Nel contesto del femminismo italiano, in materia di sex work, è egemone una concezione emancipatoria di tale pratica, accompagnata dal sostegno a posizioni regolamentariste rispetto alla prostituzione. Una visione che si basa sulla contrapposizione tra situazioni di sfruttamento ed altre di esercizio libero e consapevole di queste professioni.
Si tratta di una chiave di lettura liberale, che pone il focus sulla libertà di scelta delle donne, disinteressandosi dei processi di lungo periodo che la legittimazione di queste pratiche innesta, nonché delle conseguenze sugli interessi collettivi della popolazione femminile.
Esistono innanzitutto delle problematicità rispetto allo schema “sex work libero e consapevole” vs “situazioni di tratta e sfruttamento”. Nel contesto di una società capitalista e patriarcale parlare in termini assoluti di libertà di scelta significa essere rimasti fuori dalla storia. Per rendersene conto basta approfondire le esperienze di quei paesi che hanno intrapreso la via della regolamentazione della prostituzione e metterle in rapporto con quelle dei paesi che hanno implementato un modello abolizionista.
A prescindere da ciò, se anche questa contrapposizione reggesse, sarebbe un errore considerare questi due fenomeni come separati, come se fosse possibile risolvere le problematiche che una delle due situazioni presenta attraverso le garanzie che l’altra offre.
Che si tratti di lavoro sessuale di strada o di gestire un profilo Onlyfans, la logica di fondo resta la stessa: gli uomini possono ottenere un consenso sul corpo delle donne attraverso vie alternative a quelle relazionali, basta comprarlo al giusto prezzo.
Per quanto le forme emergenti di sex work rappresentino un’opportunità di profitto e diano una sensazione di indipendenza ed autonomia dei corpi, quale cultura compartecipano a legittimare? Non problematizzare il sex work nelle sue forme più “leggere”, arrivando anzi a concepirlo come pratica femminista ed emancipatoria per la donna, significa legittimare la cultura dell’oggettificazione sessuale che genera clienti per il resto delle forme di prostituzione.

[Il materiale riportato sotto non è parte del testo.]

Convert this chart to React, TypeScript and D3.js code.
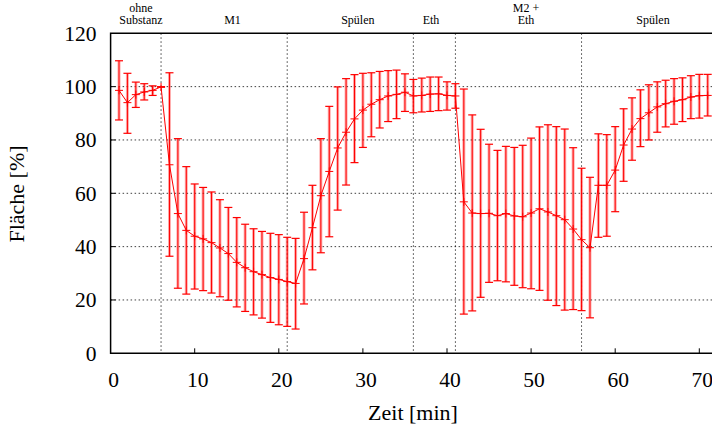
import React from "react";
import * as d3 from "d3";

const times = d3.range(1, 72);
const meanValues = [
  98.6, 94.0, 97.0, 98.0, 98.6, 99.9, 70.7, 52.4, 46.1, 43.9,
  42.9, 41.5, 39.5, 37.4, 34.1, 32.1, 30.6, 29.5, 28.4, 27.7,
  26.9, 26.2, 35.5, 47.1, 59.1, 68.2, 77.0, 82.9, 87.9, 91.2,
  93.4, 95.1, 96.5, 97.1, 97.9, 96.5, 96.7, 97.2, 97.3, 96.7,
  96.5, 56.8, 52.6, 52.4, 52.5, 51.6, 52.4, 51.5, 51.2, 52.6,
  54.2, 53.0, 51.6, 50.1, 46.6, 42.6, 39.6, 63.0, 63.0, 68.7,
  78.1, 84.1, 88.0, 90.2, 92.4, 93.6, 94.5, 95.1, 96.1, 96.6,
  96.7,
];
const upperValues = [
  109.7, 105.0, 101.7, 101.1, 100.3, 100.0, 105.2, 80.5, 70.0, 63.5,
  62.2, 60.5, 57.6, 54.7, 50.9, 48.4, 46.7, 45.7, 45.0, 44.5,
  43.5, 43.1, 52.9, 63.0, 80.5, 92.6, 99.9, 103.0, 104.5, 105.0,
  105.2, 105.7, 106.0, 106.2, 104.8, 102.7, 103.2, 103.6, 103.6, 101.8,
  101.1, 99.1, 89.4, 84.0, 78.4, 76.1, 77.6, 77.2, 78.0, 80.7,
  84.9, 85.7, 85.0, 84.1, 77.1, 69.4, 66.0, 82.3, 82.0, 85.0,
  91.7, 95.8, 98.8, 100.7, 101.8, 102.4, 103.0, 103.3, 104.1, 104.6,
  104.6,
];
const lowerValues = [
  87.5, 82.5, 92.2, 95.0, 96.7, 99.8, 36.4, 24.4, 22.2, 24.1,
  23.5, 22.6, 21.2, 19.9, 17.4, 15.7, 14.4, 13.2, 11.6, 10.7,
  10.1, 9.1, 18.5, 31.3, 37.7, 43.7, 53.7, 63.1, 71.5, 77.2,
  81.2, 84.5, 86.9, 88.0, 90.7, 90.2, 90.5, 90.7, 91.0, 91.2,
  91.9, 14.7, 15.9, 21.0, 26.6, 27.2, 26.8, 25.5, 24.6, 24.2,
  23.6, 19.9, 17.9, 16.2, 16.4, 16.0, 13.3, 43.5, 43.9, 53.1,
  64.5, 72.4, 77.5, 80.0, 82.9, 84.9, 85.9, 86.9, 88.0, 88.2,
  89.0,
];
const phaseBoundaries = [6, 21, 36, 41, 56];
const phaseLabels = [
  { lines: ["ohne", "Substanz"], t: 3.6 },
  { lines: ["M1"], t: 14.5 },
  { lines: ["Spülen"], t: 29.4 },
  { lines: ["Eth"], t: 38.1 },
  { lines: ["M2 +", "Eth"], t: 49.4 },
  { lines: ["Spülen"], t: 64.5 },
];
const xTicks = [0, 10, 20, 30, 40, 50, 60, 70];
const yTicks = [0, 20, 40, 60, 80, 100, 120];
const gridY = [20, 40, 60, 80, 100];

const W = 712;
const H = 428;
const left = 110.6;
const top = 33.3;
const bottom = 353.3;
const font = "'Liberation Serif', 'Times New Roman', serif";

export default function App() {
  const x = d3.scaleLinear().domain([0, 70]).range([left, 699.3]);
  const y = d3.scaleLinear().domain([0, 120]).range([bottom, top]);
  const right = x(73);
  const data = times.map((t, i) => ({
    t,
    m: meanValues[i],
    hi: upperValues[i],
    lo: lowerValues[i],
  }));
  const line = d3
    .line<{ t: number; m: number }>()
    .x((d) => x(d.t))
    .y((d) => y(d.m));

  return (
    <svg
      width={W}
      height={H}
      style={{ position: "absolute", left: 0, top: 0, background: "#fff" }}
      fontFamily={font}
    >
      {gridY.map((v) => (
        <line
          key={"gy" + v}
          x1={left}
          x2={right}
          y1={y(v)}
          y2={y(v)}
          stroke="#000"
          strokeWidth={1}
          strokeDasharray="1.5,2.5"
          opacity={0.75}
        />
      ))}
      {phaseBoundaries.map((v) => (
        <line
          key={"gx" + v}
          x1={x(v)}
          x2={x(v)}
          y1={top}
          y2={bottom}
          stroke="#000"
          strokeWidth={1}
          strokeDasharray="1.5,2.5"
          opacity={0.75}
        />
      ))}
      {xTicks.slice(1).map((v) => (
        <line
          key={"xt" + v}
          x1={x(v)}
          x2={x(v)}
          y1={bottom}
          y2={bottom - 5}
          stroke="#000"
          strokeWidth={1}
        />
      ))}
      {yTicks.slice(1, -1).map((v) => (
        <line
          key={"yt" + v}
          x1={left}
          x2={left + 5}
          y1={y(v)}
          y2={y(v)}
          stroke="#000"
          strokeWidth={1}
        />
      ))}
      <path
        d={`M${right},${top}H${left}V${bottom}H${right}`}
        fill="none"
        stroke="#000"
        strokeWidth={1.5}
      />
      {data.map((d) => (
        <g key={"e" + d.t}>
          <line
            x1={x(d.t)}
            x2={x(d.t)}
            y1={y(d.hi)}
            y2={y(d.lo)}
            stroke="rgba(255,0,0,0.33)"
            strokeWidth={3}
          />
          <line
            x1={x(d.t)}
            x2={x(d.t)}
            y1={y(d.hi)}
            y2={y(d.lo)}
            stroke="#f00"
            strokeWidth={1}
          />
          <line
            x1={x(d.t) - 4}
            x2={x(d.t) + 4}
            y1={y(d.hi)}
            y2={y(d.hi)}
            stroke="#f00"
            strokeWidth={1.2}
          />
          <line
            x1={x(d.t) - 4}
            x2={x(d.t) + 4}
            y1={y(d.lo)}
            y2={y(d.lo)}
            stroke="#f00"
            strokeWidth={1.2}
          />
        </g>
      ))}
      <path d={line(data) || ""} fill="none" stroke="#f00" strokeWidth={1} />
      {data.map((d) => (
        <path
          key={"p" + d.t}
          d={`M${x(d.t) - 4},${y(d.m)}h8M${x(d.t)},${y(d.m) - 4}v8`}
          stroke="#f00"
          strokeWidth={1}
        />
      ))}
      {xTicks.map((v) => (
        <text
          key={"xl" + v}
          x={x(v) + 3}
          y={386.5}
          textAnchor="middle"
          fontSize={21.5}
          fill="#000"
        >
          {v}
        </text>
      ))}
      {yTicks.map((v) => (
        <text
          key={"yl" + v}
          x={96.5}
          y={y(v) + 7.5}
          textAnchor="end"
          fontSize={21.5}
          fill="#000"
        >
          {v}
        </text>
      ))}
      <text x={413} y={420} textAnchor="middle" fontSize={22} fill="#000">
        Zeit [min]
      </text>
      <text
        transform="translate(23.5,194) rotate(-90)"
        textAnchor="middle"
        fontSize={22}
        fill="#000"
      >
        Fläche [%]
      </text>
      {phaseLabels.map((p, i) =>
        p.lines.map((s, j) => (
          <text
            key={"pl" + i + "-" + j}
            x={x(p.t)}
            y={24 - (p.lines.length - 1 - j) * 12.5}
            textAnchor="middle"
            fontSize={12}
            fill="#000"
          >
            {s}
          </text>
        ))
      )}
    </svg>
  );
}
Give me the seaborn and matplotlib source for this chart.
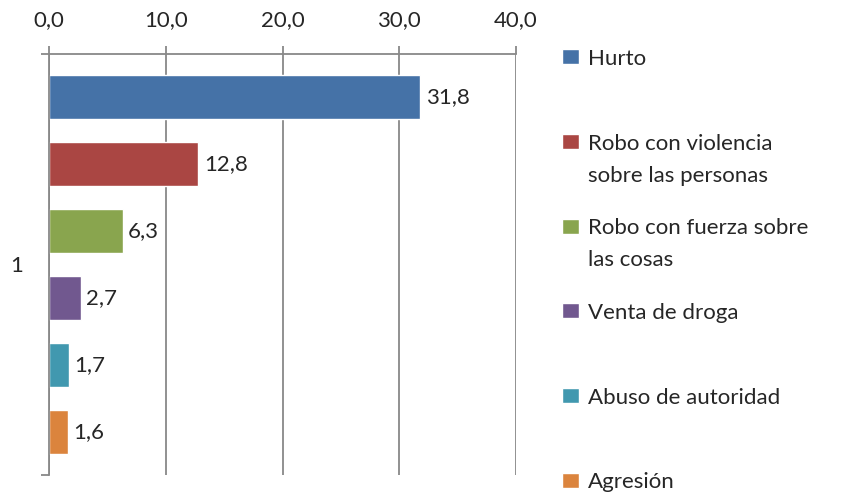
import pandas as pd
import seaborn as sns
import matplotlib.pyplot as plt
from matplotlib.patches import Patch, Rectangle
from matplotlib.legend_handler import HandlerPatch
from matplotlib.ticker import FuncFormatter

# datos
delitos = ["Hurto", "Robo con violencia sobre las personas",
           "Robo con fuerza sobre las cosas", "Venta de droga",
           "Abuso de autoridad", "Agresión"]
leyenda = ["Hurto\n ", "Robo con violencia\nsobre las personas",
           "Robo con fuerza sobre\nlas cosas", "Venta de droga\n ",
           "Abuso de autoridad\n ", "Agresión"]
porcentajes = [31.8, 12.8, 6.3, 2.7, 1.7, 1.6]
categoria = ["1"] * 6
colores = ["#4572A7", "#AA4643", "#89A54E", "#71588F", "#4198AF", "#DB843D"]
gris = "#888888"

sns.set_style("white")
plt.rcParams['font.family'] = ['Lato', 'DejaVu Sans']
fs = 16

df = pd.DataFrame({"cat": categoria, "delito": delitos, "pct": porcentajes})

fig = plt.figure(figsize=(8.46, 4.95), dpi=100)
ax = fig.add_axes([49/846, 1-475/495, (516-49)/846, (475-54)/495])

sns.barplot(data=df, x="pct", y="cat", hue="delito", hue_order=delitos,
            palette=colores, orient="h", width=0.955, gap=0.33,
            saturation=1, ax=ax, legend=False)

for cont, v in zip(ax.containers, porcentajes):
    ax.bar_label(cont, labels=[f"{v:.1f}".replace(".", ",")], padding=4,
                 fontsize=fs)

ax.set_xlim(0, 40)
ax.set_ylim(0.5, -0.5)
ax.set_xticks([0, 10, 20, 30, 40])
ax.xaxis.set_major_formatter(FuncFormatter(lambda v, p: f"{v:.1f}".replace(".", ",")))
ax.xaxis.tick_top()
ax.tick_params(axis="x", direction="out", length=6, width=1.3, color=gris,
               labelsize=fs, pad=11)
ax.set_yticks([-0.5, 0.5], minor=True)
ax.tick_params(axis="y", which="minor", direction="out", length=6,
               width=1.3, color=gris, left=True)
ax.tick_params(axis="y", which="major", length=0, labelsize=fs, pad=19)
ax.grid(axis="x", color=gris, lw=1.3)
ax.grid(axis="y", visible=False)
for s in ["right", "bottom"]:
    ax.spines[s].set_visible(False)
for s in ["top", "left"]:
    ax.spines[s].set_color(gris)
    ax.spines[s].set_linewidth(1.3)
ax.set_xlabel("")
ax.set_ylabel("")


# cuadro de leyenda alineado con la primera linea del texto
def cuadro(legend, orig_handle, xdescent, ydescent, width, height, fontsize):
    return Rectangle((-xdescent, -ydescent + 13.2), width, height)


handles = [Patch(facecolor=c) for c in colores]
hmap = {Patch: HandlerPatch(patch_func=cuadro), handles[-1]: HandlerPatch()}
leg = ax.legend(handles, leyenda, loc="upper left",
                bbox_to_anchor=(562/846, 1-49/495), bbox_transform=fig.transFigure,
                frameon=False, fontsize=fs, borderpad=0, borderaxespad=0,
                handlelength=0.75, handleheight=0.66, handletextpad=0.4,
                labelspacing=1.47, handler_map=hmap)
for t in leg.get_texts():
    t.set_linespacing(1.75)

fig.savefig("out.png", dpi=100)
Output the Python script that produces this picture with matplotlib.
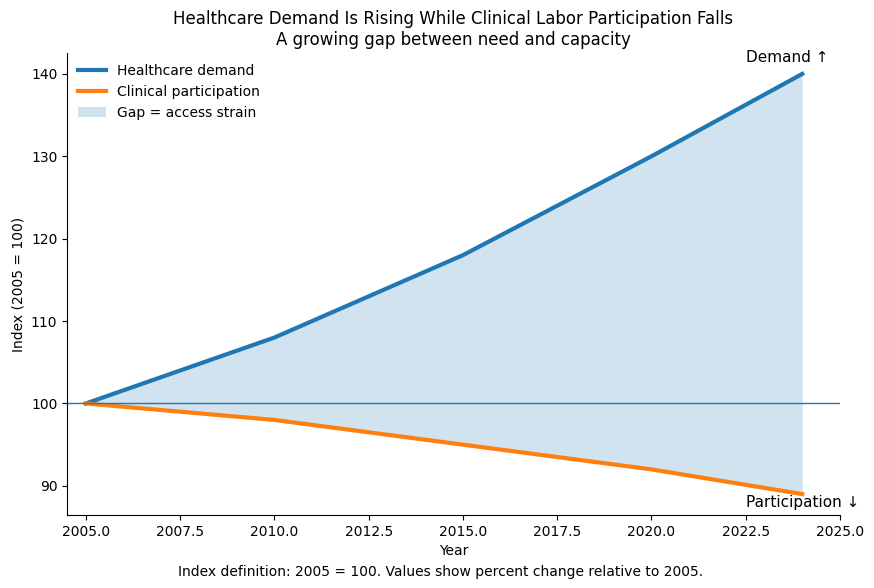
import matplotlib.pyplot as plt

years = [2005, 2010, 2015, 2020, 2024]
demand = [100, 108, 118, 130, 140]
participation = [100, 98, 95, 92, 89]

fig = plt.figure(figsize=(8.74, 5.88), dpi=100)
ax = fig.add_axes([0.0767, 0.124, 0.8843, 0.786])

ax.plot(years, demand, linewidth=3, color="tab:blue", label="Healthcare demand")
ax.plot(years, participation, linewidth=3, color="tab:orange", label="Clinical participation")
ax.fill_between(years, participation, demand, color="tab:blue", alpha=0.2, linewidth=0,
                label="Gap = access strain")
ax.axhline(100, linewidth=1, color="tab:blue")

ax.set_xlim(2004.5, 2025)

# end labels
ax.text(years[-1] - 0.4, demand[-1] + 1.1, "Demand \u2191", ha="center", va="bottom", fontsize=11)
ax.text(years[-1], participation[-1] - 0.1, "Participation \u2193", ha="center", va="top", fontsize=11)

ax.set_title("Healthcare Demand Is Rising While Clinical Labor Participation Falls\n"
             "A growing gap between need and capacity", fontsize=12)
ax.set_xlabel("Year")
ax.set_ylabel("Index (2005 = 100)")
ax.spines["top"].set_visible(False)
ax.spines["right"].set_visible(False)
ax.legend(loc="upper left", frameon=False, borderaxespad=0.4)

fig.text(0.504, 0.021, "Index definition: 2005 = 100. Values show percent change relative to 2005.",
         ha="center", fontsize=10)

fig.savefig("out.png", dpi=100)
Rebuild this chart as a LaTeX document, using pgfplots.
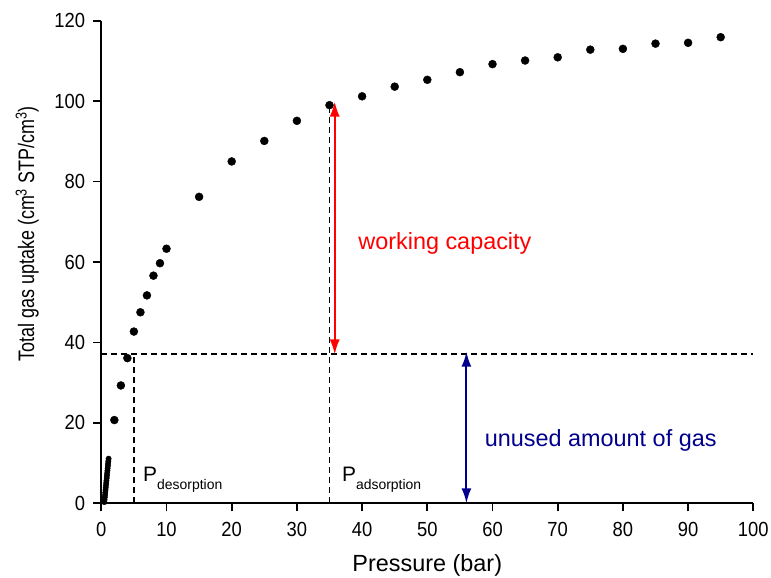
\documentclass[border=0pt]{standalone}
\usepackage{fontspec}
\setmainfont{Liberation Sans}
\usepackage{pgfplots}
\pgfplotsset{compat=1.18}
\usetikzlibrary{arrows.meta}
\definecolor{navyb}{RGB}{0,0,140}
\begin{document}
\begin{tikzpicture}
\begin{axis}[
 scale only axis, width=652bp, height=482.6bp,
 xmin=0, xmax=100, ymin=0, ymax=120,
 axis x line*=bottom, axis y line*=left,
 axis line style={line width=1.7bp},
 every tick/.style={line width=1.7bp, black},
 tick align=outside, major tick length=8bp,
 xtick distance=10, ytick distance=20,
 /pgf/number format/assume math mode=true,
 tick label style={font=\fontsize{20.5}{22}\selectfont},
 xticklabel={\scalebox{0.9}[1]{\pgfmathprintnumber{\tick}}},
 yticklabel={\scalebox{0.9}[1]{\pgfmathprintnumber{\tick}}},
 xticklabel style={anchor=base, inner sep=0pt, yshift=-25bp},
 yticklabel style={anchor=east, inner sep=0pt, xshift=-8bp},
 xlabel={Pressure (bar)},
 ylabel={\scalebox{0.8}[1]{Total gas uptake (cm\textsuperscript{3} STP/cm\textsuperscript{3})}},
 xlabel style={font=\fontsize{23.5}{25}\selectfont, at={(axis description cs:0.5,0)}, anchor=base, inner sep=0pt, yshift=-68.5bp},
 ylabel style={font=\fontsize{22.5}{24}\selectfont, at={(axis description cs:-0.1135,0.558)}, anchor=center, inner sep=0pt},
 clip=false,
]
% low pressure region
\addplot[only marks, mark=*, mark size=2.7bp, black] coordinates {
(0.47,0.3) (0.50,0.9) (0.54,1.5) (0.58,2.1) (0.61,2.7) (0.65,3.3) (0.68,3.9)
(0.72,4.5) (0.76,5.1) (0.79,5.7) (0.83,6.3) (0.86,6.9) (0.90,7.5) (0.94,8.1)
(0.97,8.7) (1.01,9.3) (1.04,9.9) (1.08,10.5) (1.12,11.1)
};
% high pressure points
\addplot[only marks, mark=*, mark size=4bp, black] coordinates {
(2,20.7) (3,29.3) (4,36.1) (5,42.7) (6,47.5) (7,51.7) (8,56.6) (9,59.7) (10,63.3)
(15,76.2) (20,85.0) (25,90.1) (30,95.1) (35,99.0) (40,101.2) (45,103.6) (50,105.3)
(55,107.2) (60,109.2) (65,110.1) (70,110.9) (75,112.8) (80,113.0) (85,114.3)
(90,114.5) (95,115.9)
};
% dashed guide lines
\draw[dash pattern=on 6bp off 4bp, line width=1.4bp] (axis cs:0,37.1) -- (axis cs:100,37.1);
\draw[dash pattern=on 6bp off 4bp, line width=1.4bp] (axis cs:5,0) -- (axis cs:5,37.1);
\draw[dash pattern=on 6bp off 4bp, line width=1.5bp] (axis cs:35,0) -- (axis cs:35,98.3);
% arrows
\draw[red, line width=2bp, {Latex[length=15bp,width=10bp]}-{Latex[length=15bp,width=10bp]}] (axis cs:35.8,37.0) -- (axis cs:35.8,99.9);
\draw[navyb, line width=2bp, {Latex[length=15bp,width=10bp]}-{Latex[length=15bp,width=10bp]}] (axis cs:56,0) -- (axis cs:56,37.7);
% labels
\node[anchor=west, inner sep=0pt, red, font=\fontsize{23.5}{25}\selectfont] at (axis cs:39.4,64.5) {working capacity};
\node[anchor=west, inner sep=0pt, navyb, font=\fontsize{23.5}{25}\selectfont] at (axis cs:58.8,15.7) {unused amount of gas};
\node[anchor=base west, inner sep=0pt] at (axis cs:6.4,5.4) {\fontsize{21}{22}\selectfont P\raisebox{-8bp}{\fontsize{14}{15}\selectfont desorption}};
\node[anchor=base west, inner sep=0pt] at (axis cs:36.9,5.4) {\fontsize{21}{22}\selectfont P\raisebox{-8bp}{\fontsize{14}{15}\selectfont adsorption}};
\end{axis}
\pgfresetboundingbox
\path[use as bounding box] (-101.3bp,-74.7bp) rectangle (669.7bp,503.3bp);
\end{tikzpicture}
\end{document}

Rendere il consenso delle donne un oggetto di merce significa rafforzare la cultura dello stupro, perché priva del suo significato assoluto ed insindacabile il “no” espresso per negare l’accesso al loro corpo.
Mercificare il corpo della donna significa rafforzare il patriarcato, perché la dinamica macro è chiara: attraverso il lavoro sessuale aumenta l’accesso degli uomini al corpo delle donne, senza che questo accesso avvenga in conseguenza del desiderio sessuale femminile.
Ribadire che “sex work is work” non ha nulla di progressista, soprattutto quando ad utilizzare tale slogan sono donne bianche, occidentali e benestanti, che parlano di emancipazione da una posizione di privilegio, sempre e solo da una prospettiva individuale e mai collettiva, abbracciando un femminismo liberale e non radicale.